We were sad to leave Ubud the next day and as always, could have spent longer there. It might be extremely touristy but it’s incredibly easy to leave the hordes behind and get out into the countryside. Driving around the backstreets and through the nearby villages you see that it’s not all put on for show, the men really do wear sarongs and bandanas, buildings are decorated with stunningly intricate carvings and there are beautiful shrines peaking over walls absolutely everywhere. I wish we had more photos to show what it was like but I think you have to go to really appreciate it.

We had a taxi booked to take us to the airport for our flight to Bangkok and arrived in plenty of time for a chilled airport experience. Our flight landed on time and other than confusion over which airport we were actually at when we landed (Bangkok has two airports, one a train ride from the centre and one a bus), we made it to our hotel, a short walk north of Khao San Road, backpacker central. As it was late by the time we arrived we dropped our bags and wandered out for delicious, cheap, pork and rice street food before heading down to Khao San. We didn’t stay for long and after walking a lap of the block, went back to bed.

The next day was an early start to head to the agency that the Indian Embassy has assigned with visa applications. We jumped in a cab only to find out from the driver there was a 4 day public holiday so we were nervous that the agency wouldn’t even be open. Then, just as we got close, I realised we hadn’t packed the wallet. The cab turned around and we went back to the hotel, then back to the agency across town, grateful at least that the national holiday meant the roads were quiet. Luckily the agency was open and was extremely efficient, we lodged our applications in about 30 minutes with the only issue being that the holiday meant the embassy was closed for 2 days. Visas should take 6-8 working days and we’d already booked a flight to Deli on day 9 which, with the closure, now became day 7. So fingers crossed we get lucky otherwise we’ll be booking new flights.

After the agency we jumped on a train to take us to an electronics shopping mall to get Rhys’s laptop fixed again. Another day, another computer repair. We finally found a new keyboard that wasn’t quite right but would do the job, before walking around the corner to Centre World, the biggest shopping centre in Thailand, with a severe lack of maps or any useful signage. Eventually we found a little area of sports shops selling a handful of pairs of expensive hiking boots and agreed we’d come back if we couldn’t find any elsewhere. 

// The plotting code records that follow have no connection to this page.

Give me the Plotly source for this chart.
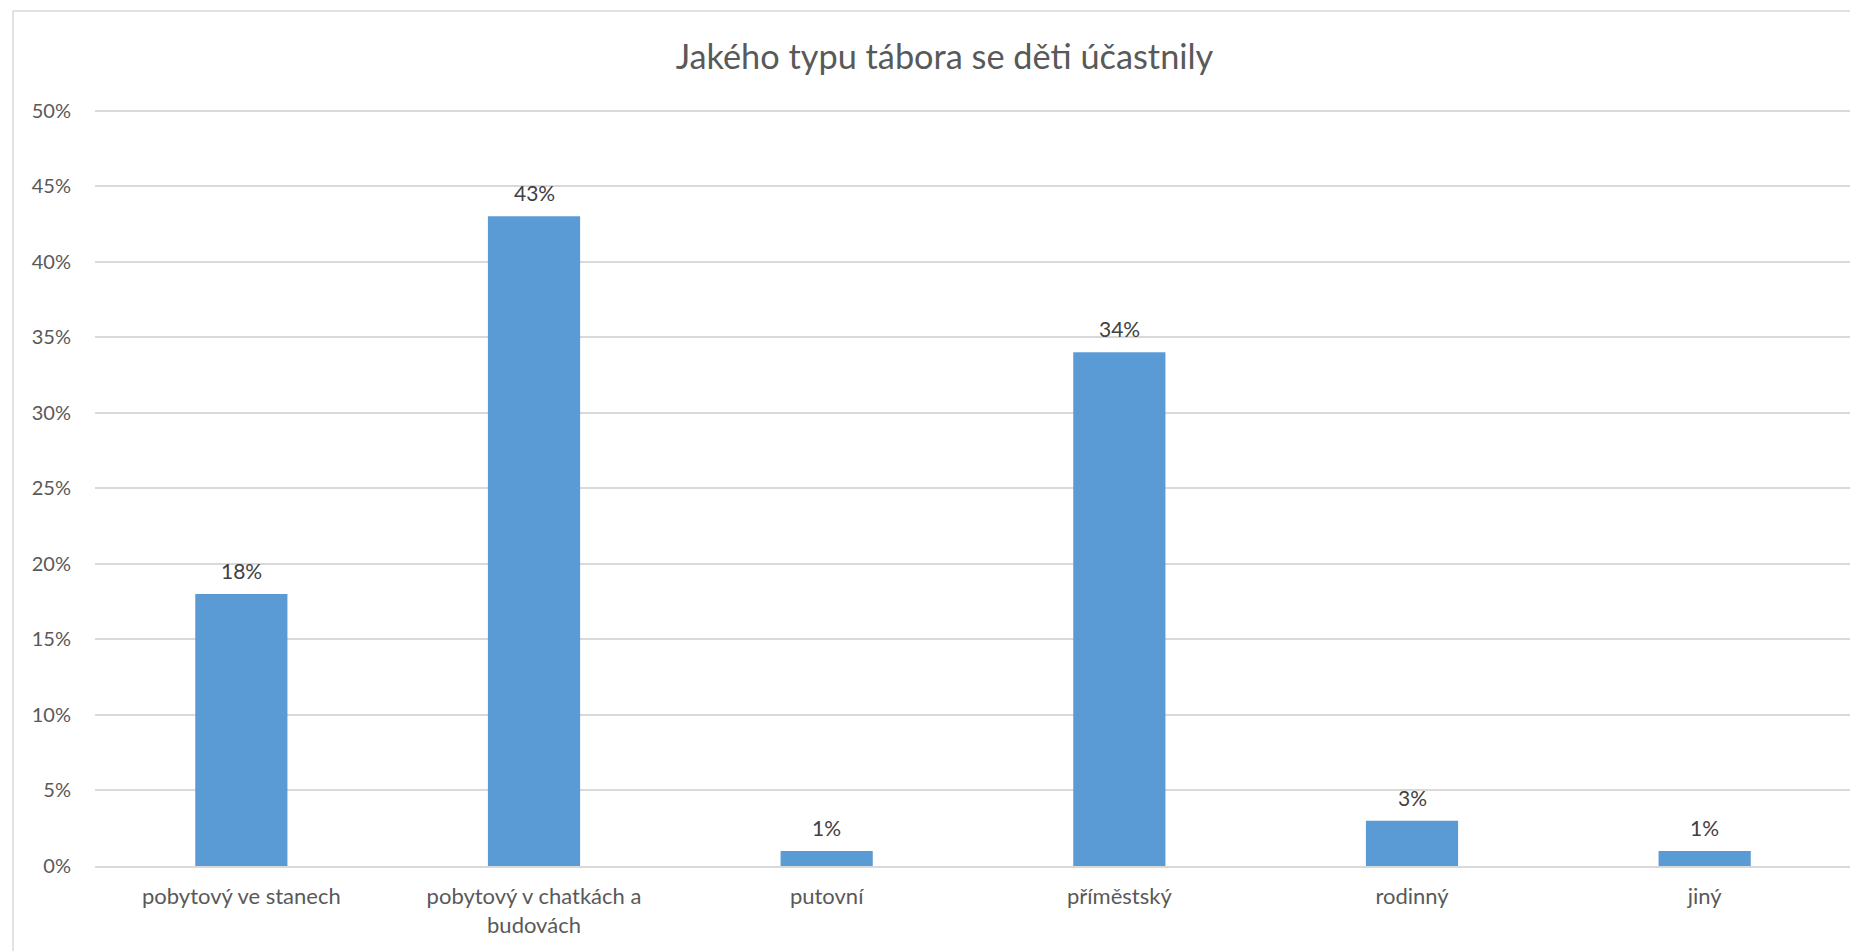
import plotly.graph_objects as go

categories = ["pobytový ve stanech", "pobytový v chatkách a<br>budovách", "putovní",
              "příměstský", "rodinný", "jiný"]
values = [0.18, 0.43, 0.01, 0.34, 0.03, 0.01]
labels = ["18%", "43%", "1%", "34%", "3%", "1%"]
tick_vals = [0, 0.05, 0.10, 0.15, 0.20, 0.25, 0.30, 0.35, 0.40, 0.45, 0.50]
tick_text = ["0%", "5%", "10%", "15%", "20%", "25%", "30%", "35%", "40%", "45%", "50%"]

FONT = "Lato, Open Sans, sans-serif"
W, H = 1850, 943          # page body adds an 8px offset
L, R, T, B = 87, 1843, 101, 858
YMAX = 0.501

fig = go.Figure()
fig.add_trace(go.Bar(x=categories, y=values, marker=dict(color="#5B9BD5", line=dict(width=0)),
                     width=0.315, hoverinfo="skip"))

for c, v, t in zip(categories, values, labels):
    fig.add_annotation(x=c, y=v, text=t, showarrow=False, yanchor="bottom", yshift=9,
                       font=dict(family=FONT, size=21, color="#404040"))

# outer chart border (top and left visible)
fig.add_shape(type="rect", xref="paper", yref="paper",
              x0=(5 - L) / (R - L), x1=(W + 20 - L) / (R - L),
              y0=(B - (H + 20)) / (B - T), y1=(B - 3) / (B - T),
              line=dict(color="#D9D9D9", width=1.5), layer="below")

fig.update_layout(
    width=W, height=H,
    margin=dict(l=L, r=W - R, t=T, b=H - B, pad=0),
    paper_bgcolor="white", plot_bgcolor="white",
    title=dict(text="Jakého typu tábora se děti účastnily", x=936.5 / W, xanchor="center",
               y=1 - 49 / H, yanchor="middle",
               font=dict(family=FONT, size=34.3, color="#595959")),
    showlegend=False,
    bargap=0.685,
)
fig.update_xaxes(showgrid=False, showline=True, linecolor="#D9D9D9", linewidth=2,
                 ticks="", tickfont=dict(family=FONT, size=22, color="#595959"),
                 ticklabelstandoff=10)
fig.update_yaxes(range=[0, YMAX], tickvals=tick_vals, ticktext=tick_text,
                 showgrid=True, gridcolor="#D9D9D9", gridwidth=1.5, zeroline=False,
                 showline=False, ticks="",
                 tickfont=dict(family=FONT, size=20, color="#595959"),
                 ticklabelstandoff=23)

fig.write_html("out.html")
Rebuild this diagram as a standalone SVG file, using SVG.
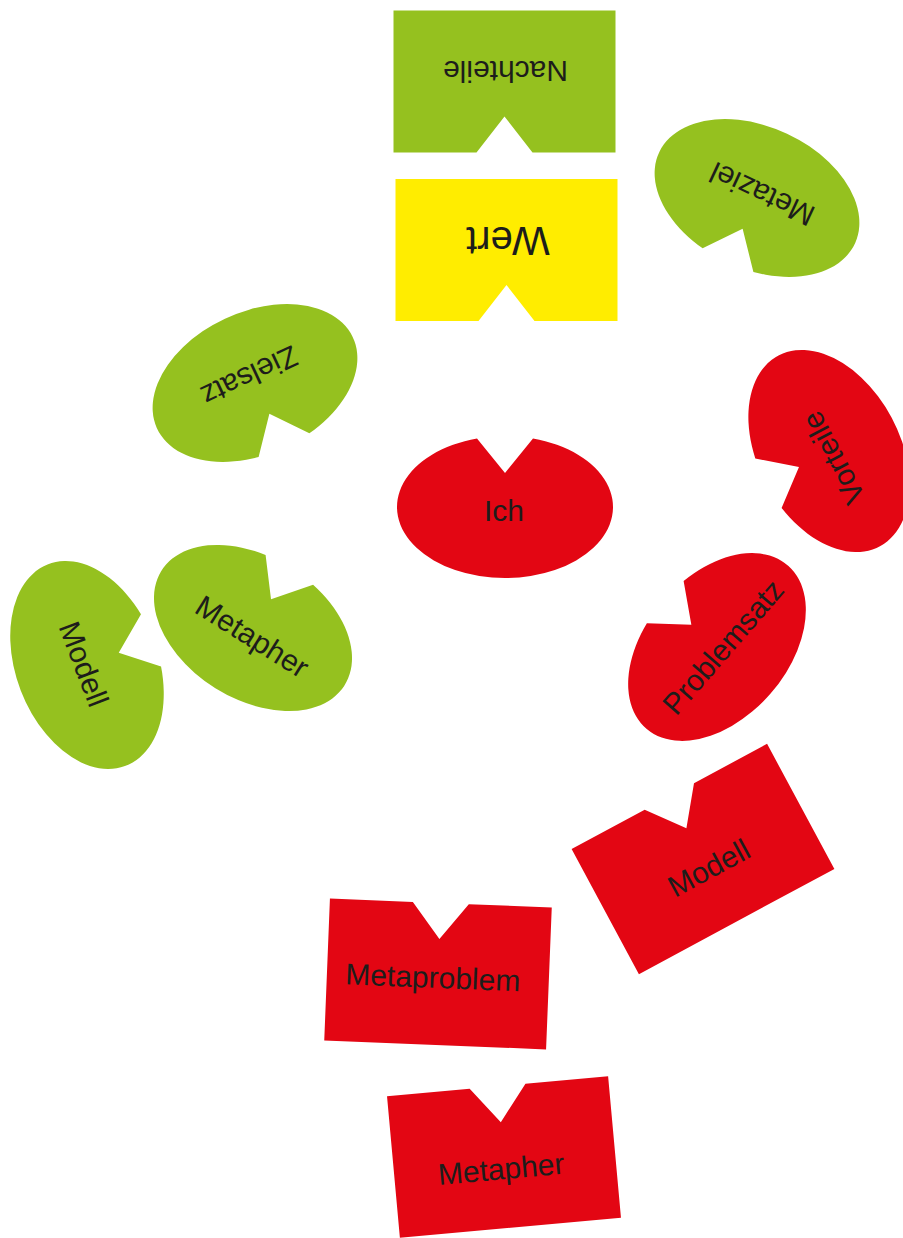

Back at the hotel we had a couple of hours to do research for China and India before heading back to Khao San for street food and, of course, buckets. We got talking to an Irish couple of the table next to us and as the night went on were joined by more and more people. It was a great night and after eating a scorpion, buying rude bracelets and stopping at another bar to dance in the street on the way home, we’d had your typical night out on Khao San and were ready for bed (after Rhys had a midnight swim at the hotel that is).
Rhys enjoying the highlights of Khao San Road, Bangkok.
We were late waking the next day but pulled ourselves together for yet more shopping, this time at the MBK Centre which is more like market stalls inside selling everything under the sun, all of them fakes. We got long johns for Nepal and some other bits before Rhys spied a smart fake Omega watch that he instantly fell in love with and had to have. It looks identical to the real one but it about 99% cheaper.

Back at the hotel, we had some down time while the monsoon rains swept in before more street food for dinner. We did a quick lap of Khao San and booked a bus ticket to get us to Koh Chang the following day, before deciding to call it a night.